Esto simplemente quiere decir que el Rey tiene que hablar con los representantes de los grupos políticos para ver qué candidato podría gozar de una mayoría aritmética parlamentaria, que permita su investidura. No hay un turno por quién sea la lista más votada. No lo dice la Constitución, porque el sistema es puramente parlamentario y lo que vale es la aritmética del Congreso de los Diputados. Como los sujetos del parlamentarismo español son los grupos parlamentarios, esto es, para entendernos, los partidos, de lo que se trata es de saber quién puede contar con el apoyo de un mayor número de Diputados a partir de las posiciones de sus respectivos partidos. No hay un orden lógico, distinto de la posibilidad material de sumar votos en la investidura. Ni más, ni menos.
El Rey, en su competencia constitucional, tiene plena libertad para hacer la propuesta que juzgue oportuna, es de entender que porque confía en que su propuesta resultará viable para una investidura. En las circunstancias actuales es un papelón de dimensión mayúscula, pero salvo que los ciudadanos, como yo desearía, pudiéramos pronunciarnos directamente sobre quién ha de ser el Presidente del Gobierno, sólo puede gestionar esta situación el Rey, no sólo por el ya mencionado Art. 99 CE, sino también por la función arbitral y moderadora que le atribuye el Art. 56.1 CE.

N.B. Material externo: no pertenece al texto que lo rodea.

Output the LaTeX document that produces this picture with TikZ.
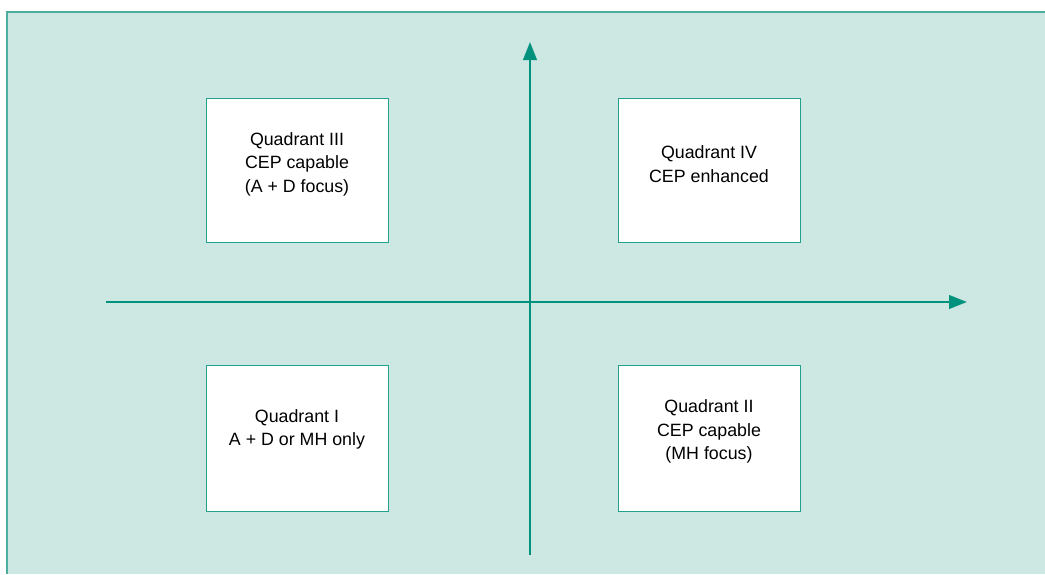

Quien crea que puede obtener una mayoría para su investidura debe comunicárselo al Rey, sin esperar a que otros lo hagan. Si el Rey, de las entrevistas con los distintos representantes, concluye que esa investidura es posible debiera proponer al candidato que, con mayores apoyos, pudiera conseguirla. Y si nadie cree poder contar con los apoyos suficientes, el Rey deberá proponer a quien él piense que tiene más opciones de obtenerlos, insisto, sin orden lógico preconcebido, pues la Constitución no habla de ello, sino de mayoría de votos en una investidura. Y si el candidato propuesto resulta rechazado, el Art. 99.5 CE dispone que «[s]i transcurrido el plazo de dos meses, a partir de la primera votación de investidura, ningún candidato hubiere obtenido la confianza del Congreso, el Rey disolverá ambas Cámaras y convocará nuevas elecciones con el refrendo del Presidente del Congreso«.
Cada cual sabrá cuál es su táctica y debiera saber a qué se expone, pero es inconcebible que se esté esperando la carbonización política de otros candidatos para proponer la propia candidatura, tanto más con la situación que vive España en estos momentos. La propuesta de candidato constitucionalmente corresponde al Rey, que debe hacerla en tiempos razonables, sin esperar por el juego táctico de unos y otros, de modo que comience a contar el plazo constitucionalmente previsto de dos meses para la investidura y, si no la hay, ir de nuevo a Elecciones Generales. ¿No sería mejor la elección directa del presidente del Gobierno por la ciudadanía?